まさかの話を聞いて驚いた。作業班以外の仕事としては企業的にはホワイトの部類に入るので事務作業だけであれば問題ないとは思った。


「本気で興味があるなら紹介するよ。ペーパーワーク要員は入れ替えが早いからいつも募集しているし」

「じゃ聞いてみて。その方が話が早いし何より…あなたの普段が知りたいから」

なるほど、そんな面倒くさい理由が付いていたかと思うと少し後悔したが戦力的には悪くないだろう。前職から考えても守秘義務も守れそうだ。

「分かった。明日人事に伝えとく。そのうち連絡がいくと思う」

「ありがと」


静かなディナーを終えて書斎に戻り今日の出来事を整理する。

ロシア製の拳銃、サプレッサー、高田馬場の店、行方不明の韓国人女性、津村の家から持ち出されたPC一式、西新宿の整形外科…津村が何か考えていることは間違いなかった。

義母を殺したのが誰か、これは警察に任せた方がいいと思うが、津村の仕業だと考えるのは早合点だろうか。

そもそも津村はまだ「津村」なのだろうか。既に亡者になってその辺をうろうろしているかもしれない。病院から奪われた抗体は3本だった筈。そろそろ使い切っていてもおかしくはない。

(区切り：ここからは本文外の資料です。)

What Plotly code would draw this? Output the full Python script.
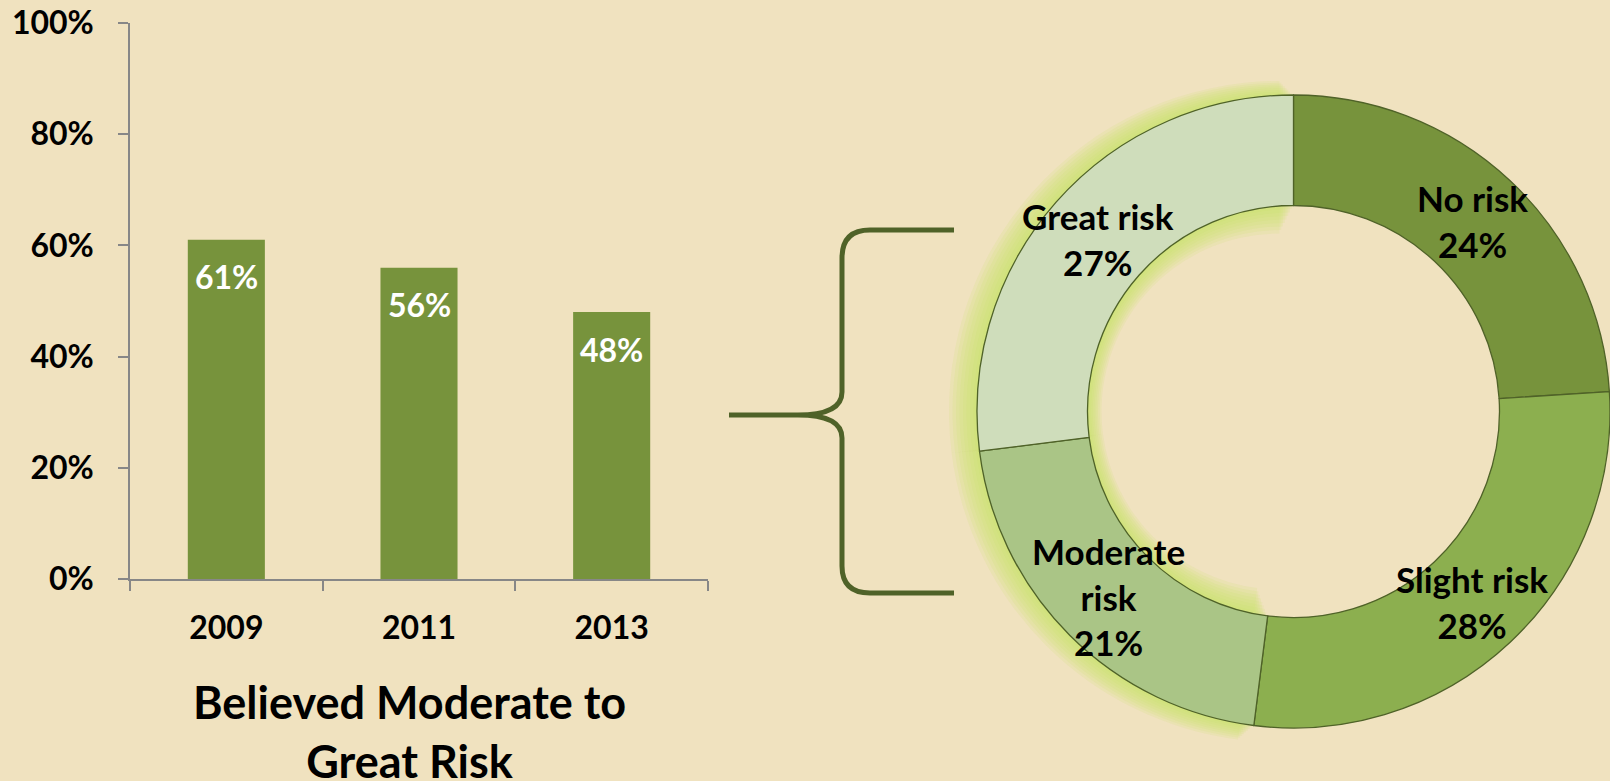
import math
import plotly.graph_objects as go

# ---------------- data ----------------
years = ["2009", "2011", "2013"]
moderate_to_great = [0.61, 0.56, 0.48]

risk_labels = ["No risk", "Slight risk", "Moderate risk", "Great risk"]
risk_display = ["No risk", "Slight risk", "Moderate<br>risk", "Great risk"]
risk_values = [24, 28, 21, 27]
risk_colors = ["#77933C", "#8CAF4F", "#AAC586", "#CFDDBB"]
glow_slices = [False, False, True, True]

y_ticks = [0, 0.2, 0.4, 0.6, 0.8, 1.0]
title_text = "Believed Moderate to<br>Great Risk"

# ---------------- layout geometry (pixels) ----------------
W, H = 1610, 781
FONT = "Lato"

def px_x(x):
    return x / W

def px_y(y):
    return 1 - y / H

# donut box (left/top/bottom from the reference; right edge clipped by page)
d_left, d_top, d_bottom = 977, 93, 730
d_right = W
R = (d_right - d_left) / 2
cx = (d_left + d_right) / 2
cy = (d_top + d_bottom) / 2
r_in = 206
hole = r_in / R

fig = go.Figure()

# bars
fig.add_trace(go.Bar(
    x=years, y=moderate_to_great,
    marker=dict(color="#77933C", line=dict(width=0)),
    xaxis="x", yaxis="y", hoverinfo="skip", showlegend=False,
))

# soft glow layers behind the light slices of the donut
for k in range(1, 9):
    g = 3.5 * k
    left = d_left - g
    w = d_right - left
    Rg = w / 2
    cols = ["rgba(196,226,100,0.14)" if s else "rgba(0,0,0,0)" for s in glow_slices]
    fig.add_trace(go.Pie(
        values=risk_values, labels=risk_labels, sort=False, direction="clockwise",
        rotation=0, hole=max(r_in - g, 0) / Rg,
        domain=dict(x=[px_x(left), 1], y=[px_y(cy + Rg), px_y(cy - Rg)]),
        marker=dict(colors=cols, line=dict(width=0)),
        textinfo="none", hoverinfo="skip", showlegend=False,
    ))

# main donut
fig.add_trace(go.Pie(
    values=risk_values, labels=risk_labels, sort=False, direction="clockwise",
    rotation=0, hole=hole,
    domain=dict(x=[px_x(d_left), 1], y=[px_y(d_bottom), px_y(d_top)]),
    marker=dict(colors=risk_colors, line=dict(color="#4F6228", width=1.3)),
    textinfo="none", hoverinfo="label+percent", showlegend=False,
))

# invisible helper trace establishing the donut-label axes
fig.add_trace(go.Scatter(x=[-1, 1], y=[-1, 1], mode="markers",
                         marker=dict(opacity=0), xaxis="x2", yaxis="y2",
                         hoverinfo="skip", showlegend=False))

annotations = []
# bar value labels (category index on the category axis)
for i, v in enumerate(moderate_to_great):
    annotations.append(dict(
        x=i, y=v, xref="x", yref="y", text=f"{v:.0%}", showarrow=False,
        yanchor="middle", yshift=-37,
        font=dict(family=FONT, size=32, color="white", weight="bold"),
    ))

# donut labels at ring mid-radius, mid-angle of each slice
total = sum(risk_values)
cum = 0
r_mid = (1 + hole) / 2
for lab, v in zip(risk_display, risk_values):
    ang = 2 * math.pi * (cum + v / 2) / total
    cum += v
    annotations.append(dict(
        x=r_mid * math.sin(ang), y=r_mid * math.cos(ang), xref="x2", yref="y2",
        text=f"{lab}<br>{v}%", showarrow=False, align="center",
        font=dict(family=FONT, size=35, color="black", weight="bold"),
    ))

# chart title below the bars
annotations.append(dict(
    x=px_x(410), y=px_y(731), xref="paper", yref="paper", text=title_text,
    showarrow=False, xanchor="center", yanchor="middle", align="center",
    font=dict(family=FONT, size=45, color="black", weight="bold"),
))

def P(x, y):
    return f"{px_x(x):.5f},{px_y(y):.5f}"

brace = (f"M{P(954,230)} L{P(870,230)} Q{P(842,230)} {P(842,258)} "
         f"L{P(842,392)} Q{P(842,415)} {P(798,415)} L{P(729,415)} "
         f"L{P(798,415)} Q{P(842,415)} {P(842,438)} "
         f"L{P(842,566)} Q{P(842,593)} {P(870,593)} L{P(954,593)}")

fig.update_layout(
    width=W, height=H,
    margin=dict(l=0, r=0, t=0, b=0, pad=0),
    paper_bgcolor="#F0E2BF",
    plot_bgcolor="rgba(0,0,0,0)",
    bargap=0.6,
    font=dict(family=FONT, color="black"),
    xaxis=dict(
        domain=[px_x(130), px_x(708)], type="category", range=[-0.5, 2.5],
        showline=True, linecolor="#878787", linewidth=1.5,
        ticks="outside", tickson="boundaries", ticklen=10, tickcolor="#878787", tickwidth=1.5,
        tickfont=dict(family=FONT, size=32, color="black", weight="bold"),
        ticklabelstandoff=20, showgrid=False, zeroline=False, fixedrange=True,
        anchor="y", automargin=False,
    ),
    yaxis=dict(
        domain=[px_y(579), px_y(23)], range=[0, 1],
        tickvals=y_ticks, tickformat=".0%",
        showline=True, linecolor="#878787", linewidth=1.5,
        ticks="outside", ticklen=10, tickcolor="#878787", tickwidth=1.5,
        tickfont=dict(family=FONT, size=32, color="black", weight="bold"),
        ticklabelstandoff=18, showgrid=False, zeroline=False, fixedrange=True,
        anchor="x", automargin=False,
    ),
    xaxis2=dict(domain=[px_x(cx - R), px_x(cx + R)], range=[-1, 1], visible=False,
                anchor="y2", fixedrange=True, automargin=False),
    yaxis2=dict(domain=[px_y(cy + R), px_y(cy - R)], range=[-1, 1], visible=False,
                anchor="x2", fixedrange=True, automargin=False),
    annotations=annotations,
    shapes=[dict(type="path", path=brace, xref="paper", yref="paper",
                 line=dict(color="#4F6228", width=5), layer="above")],
    showlegend=False,
)

fig.write_html(
    "out.html",
    config={"displayModeBar": False},
    post_script="document.body.style.margin='0';document.body.style.overflow='hidden';",
)
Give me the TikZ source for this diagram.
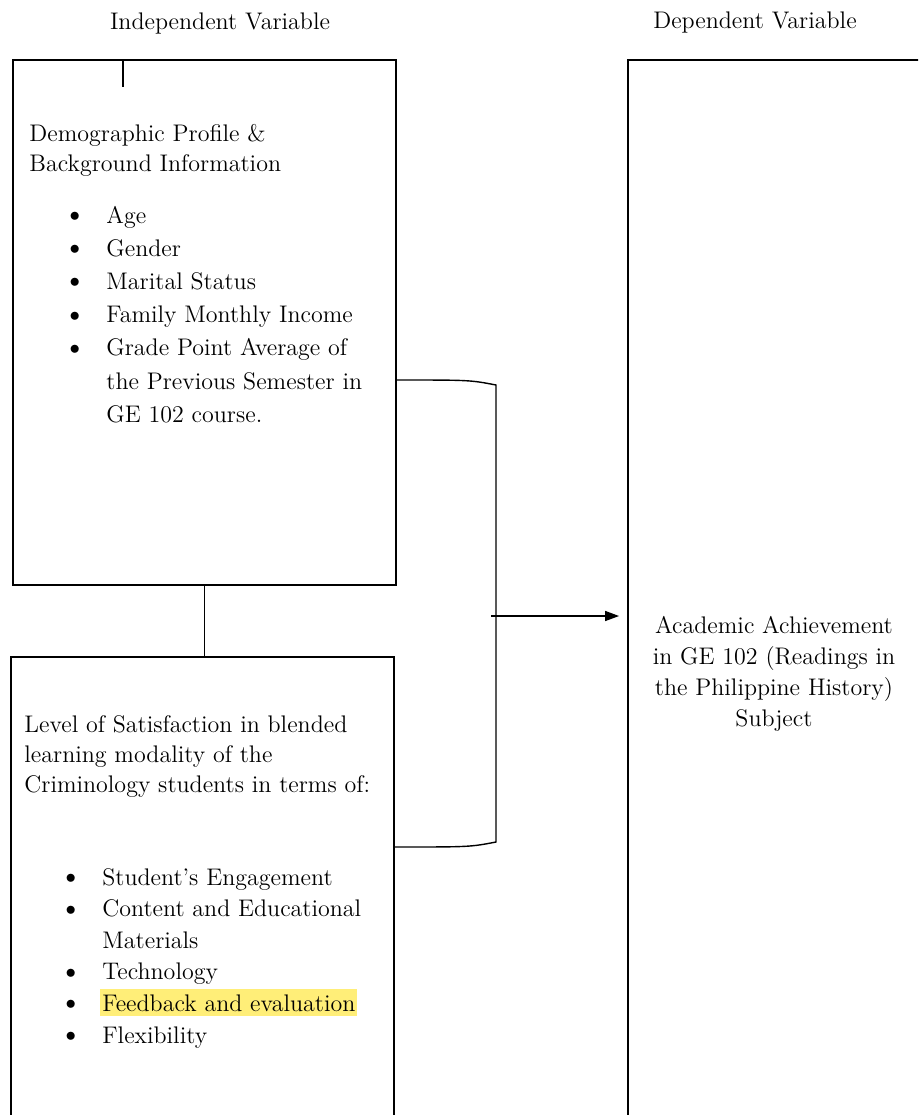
\documentclass[tikz,border=0pt]{standalone}
\usepackage{fontspec}
\usetikzlibrary{arrows.meta,positioning}
\definecolor{hlyellow}{RGB}{255,238,120}
\newlength\hlw
\newcommand{\hlmark}[1]{\settowidth{\hlw}{#1}\rlap{\hspace{-1pt}\color{hlyellow}\rule[-2.5pt]{\dimexpr\hlw+2pt\relax}{13.5pt}}#1}
\newcommand{\bul}{\smash{\raisebox{-0.2pt}{\scalebox{1.25}{\textbullet}}}}
\tikzset{
  varbox/.style={draw, line width=0.9pt, inner sep=0pt},
  wire/.style={line width=0.7pt},
  lbl/.style={inner sep=0pt, font=\fontsize{12}{15}\selectfont},
  headtext/.style={inner sep=0pt, anchor=base west, font=\fontsize{12}{15}\selectfont},
}
\begin{document}
\begin{tikzpicture}[x=0.5pt, y=-0.5pt]
\useasboundingbox (0,0) rectangle (918,1115);
\clip (0,0) rectangle (918,1115);
% column titles
\node[lbl, anchor=base] (indep) at (220,29) {Independent Variable};
\node[lbl, anchor=base] (dep) at (755,28) {Dependent Variable};
% boxes
\node[varbox, minimum width=191.5pt, minimum height=262.5pt] (demo) at (204.5,322.5) {};
\node[varbox, minimum width=191.5pt, minimum height=241.5pt] (satis) at (202.5,898.5) {};
\node[varbox, minimum width=156pt, minimum height=540pt] (achieve) at (784,600) {};
% demographic box
\node[headtext] (demoHead) at (29,141) {\begin{tabular}[t]{@{}l@{}}Demographic Profile \&\\Background Information\end{tabular}};
\node[inner sep=0pt, anchor=base west, font=\fontsize{12}{16.6}\selectfont] (demoList) at (63,223) {\begin{tabular}[t]{@{}p{21.5pt}@{}l@{}}
\bul & Age\\
\bul & Gender\\
\bul & Marital Status\\
\bul & Family Monthly Income\\
\bul & Grade Point Average of\\
 & the Previous Semester in\\
 & GE 102 course.
\end{tabular}};
% satisfaction box
\node[headtext] (satisHead) at (24,732) {\begin{tabular}[t]{@{}l@{}}Level of Satisfaction in blended\\learning modality of the\\Criminology students in terms of:\end{tabular}};
\node[inner sep=0pt, anchor=base west, font=\fontsize{12}{15.8}\selectfont] (satisList) at (59,885) {\begin{tabular}[t]{@{}p{21.5pt}@{}l@{}}
\bul & Student’s Engagement\\
\bul & Content and Educational\\
 & Materials\\
\bul & Technology\\
\bul & \hlmark{Feedback and evaluation}\\
\bul & Flexibility
\end{tabular}};
% dependent box
\node[inner sep=0pt, anchor=base, font=\fontsize{12}{15.5}\selectfont] (achieveText) at (774,633) {\begin{tabular}[t]{@{}c@{}}Academic Achievement\\in GE 102 (Readings in\\the Philippine History)\\Subject\end{tabular}};
% connectors
\coordinate (tick) at (123,87);
\coordinate (joinTop) at (496,385);
\coordinate (joinBot) at (496,842);
\coordinate (arrFrom) at (491,616);
\draw[wire] (tick |- demo.north) -- (tick);
\draw[wire] (demo.south) -- (demo.south |- satis.north);
\draw[wire] (demo.east |- 0,380) .. controls (470,380) .. (joinTop) -- (joinBot) .. controls (470,847) .. (satis.east |- 0,847);
\draw[wire, -{Triangle[length=7pt,width=5pt]}, shorten >=4pt] (arrFrom) -- (arrFrom -| achieve.west);
\end{tikzpicture}
\end{document}
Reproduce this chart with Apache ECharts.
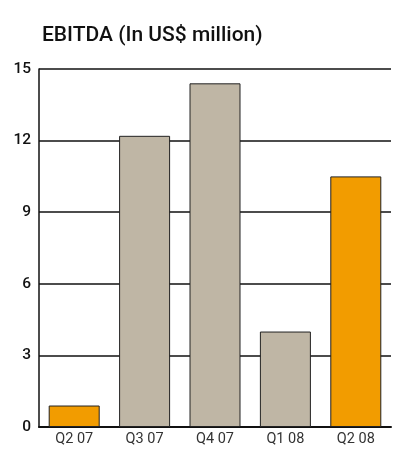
<!DOCTYPE html>
<html>
<head>
<meta charset="utf-8">
<script src="https://cdn.jsdelivr.net/npm/echarts@6/dist/echarts.min.js"></script>
<style>
  html, body { margin: 0; padding: 0; background: #fff; }
  #chart { width: 398px; height: 462px; }
</style>
</head>
<body>
<div id="chart"></div>
<script>
var quarters = ['Q2 07', 'Q3 07', 'Q4 07', 'Q1 08', 'Q2 08'];
var ebitda = [0.9, 12.2, 14.4, 4.0, 10.5];
var highlighted = [true, false, false, false, true];

var myChart = echarts.init(document.getElementById('chart'));
var option = {
    backgroundColor: '#fff',
    animation: false,
    title: {
        text: 'EBITDA (In US$ million)',
        left: 37,
        top: 20,
        textStyle: { fontFamily: 'Roboto', fontSize: 21, fontWeight: 500, color: '#111' }
    },
    grid: { left: 39, right: 7, top: 69, bottom: 35 },
    xAxis: {
        type: 'category',
        data: quarters,
        axisLine: { lineStyle: { color: '#111', width: 2 } },
        axisTick: { show: false },
        axisLabel: { color: '#333', fontSize: 14.5, fontFamily: 'Roboto', margin: 5 }
    },
    yAxis: {
        type: 'value',
        min: 0,
        max: 15,
        interval: 3,
        axisLine: { show: true, lineStyle: { color: '#111', width: 1.5 } },
        axisTick: { show: false },
        axisLabel: { color: '#111', fontSize: 15.5, fontWeight: 500, fontFamily: 'Roboto', margin: 8 },
        splitLine: { lineStyle: { color: '#111', width: 1.5 } }
    },
    series: [{
        type: 'bar',
        barWidth: 51,
        data: ebitda.map(function (v, i) {
            return {
                value: v,
                itemStyle: { color: highlighted[i] ? '#f29c00' : '#bfb6a5' }
            };
        }),
        itemStyle: { borderColor: '#222', borderWidth: 1 }
    }]
};
myChart.setOption(option);
</script>
</body>
</html>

そう思いつつメールボックスを開く。圭から今日の捜索結果の連絡があった。新宿エリアも高田馬場エリアも成果なし、逃げるとすると土地勘のある清掃の終わっていない南平台辺りではというのが圭の見立てだった。

個人的にはあり得ないなと思いつつ、明日からそのあたりを回らされることになると考えると虚無感に襲われた。あの辺りは面白いものは何もないと記憶している。


それとは別に圭からもう一通個人あてに連絡が来ていた。同居人(名前は書いていなかったが理解はしている)の鞄の中に不審なUSBを見つけた。捨てPCで開いたら同居人の盗撮画像が山ほど入っていたそうだ。


圭はメールの最後に「津村は生きている」と書いていた。間違いない、ヤツは生きていて会社の周りをウロウロしている。だが何のために?